> Written request
Quote the listing below in full and exactly as written, but omit every picture.

> Dataset extract
## BEGIN
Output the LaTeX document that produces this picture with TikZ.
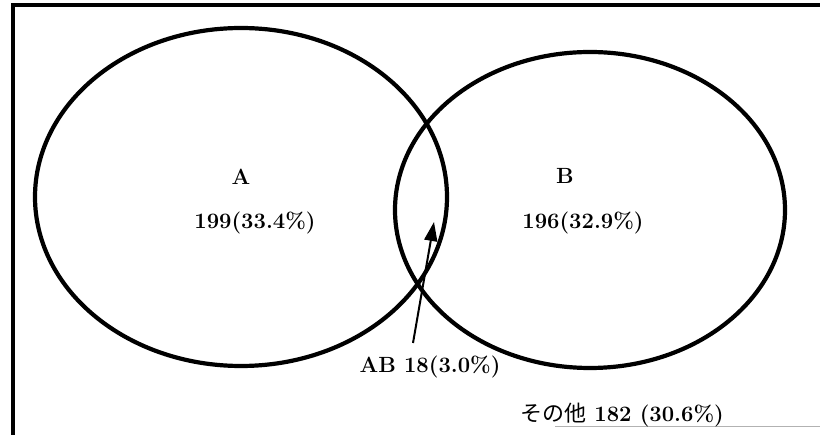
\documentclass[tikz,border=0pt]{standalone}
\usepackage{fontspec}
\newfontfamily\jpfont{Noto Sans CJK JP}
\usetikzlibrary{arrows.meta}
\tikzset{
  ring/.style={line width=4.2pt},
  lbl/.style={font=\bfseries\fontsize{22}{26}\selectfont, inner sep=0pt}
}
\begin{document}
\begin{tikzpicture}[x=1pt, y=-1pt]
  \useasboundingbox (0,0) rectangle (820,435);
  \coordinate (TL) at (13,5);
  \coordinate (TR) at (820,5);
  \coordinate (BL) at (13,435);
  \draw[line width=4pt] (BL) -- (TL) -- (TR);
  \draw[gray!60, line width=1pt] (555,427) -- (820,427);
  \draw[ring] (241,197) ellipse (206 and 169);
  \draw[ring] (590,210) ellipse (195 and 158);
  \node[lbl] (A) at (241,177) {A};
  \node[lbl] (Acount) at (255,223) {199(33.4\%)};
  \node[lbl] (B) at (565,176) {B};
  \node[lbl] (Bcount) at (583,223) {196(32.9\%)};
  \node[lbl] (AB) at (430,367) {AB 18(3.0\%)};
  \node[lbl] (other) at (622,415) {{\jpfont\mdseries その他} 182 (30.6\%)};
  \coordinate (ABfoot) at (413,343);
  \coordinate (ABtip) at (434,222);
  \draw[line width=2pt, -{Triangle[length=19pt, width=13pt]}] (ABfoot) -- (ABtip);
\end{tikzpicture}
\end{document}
## END
> Written solution
Output the LaTeX document that produces this picture with TikZ.
\documentclass[tikz,border=0pt]{standalone}
\usepackage{fontspec}
\newfontfamily\jpfont{Noto Sans CJK JP}
\usetikzlibrary{arrows.meta}
\tikzset{
  ring/.style={line width=4.2pt},
  lbl/.style={font=\bfseries\fontsize{22}{26}\selectfont, inner sep=0pt}
}
\begin{document}
\begin{tikzpicture}[x=1pt, y=-1pt]
  \useasboundingbox (0,0) rectangle (820,435);
  \coordinate (TL) at (13,5);
  \coordinate (TR) at (820,5);
  \coordinate (BL) at (13,435);
  \draw[line width=4pt] (BL) -- (TL) -- (TR);
  \draw[gray!60, line width=1pt] (555,427) -- (820,427);
  \draw[ring] (241,197) ellipse (206 and 169);
  \draw[ring] (590,210) ellipse (195 and 158);
  \node[lbl] (A) at (241,177) {A};
  \node[lbl] (Acount) at (255,223) {199(33.4\%)};
  \node[lbl] (B) at (565,176) {B};
  \node[lbl] (Bcount) at (583,223) {196(32.9\%)};
  \node[lbl] (AB) at (430,367) {AB 18(3.0\%)};
  \node[lbl] (other) at (622,415) {{\jpfont\mdseries その他} 182 (30.6\%)};
  \coordinate (ABfoot) at (413,343);
  \coordinate (ABtip) at (434,222);
  \draw[line width=2pt, -{Triangle[length=19pt, width=13pt]}] (ABfoot) -- (ABtip);
\end{tikzpicture}
\end{document}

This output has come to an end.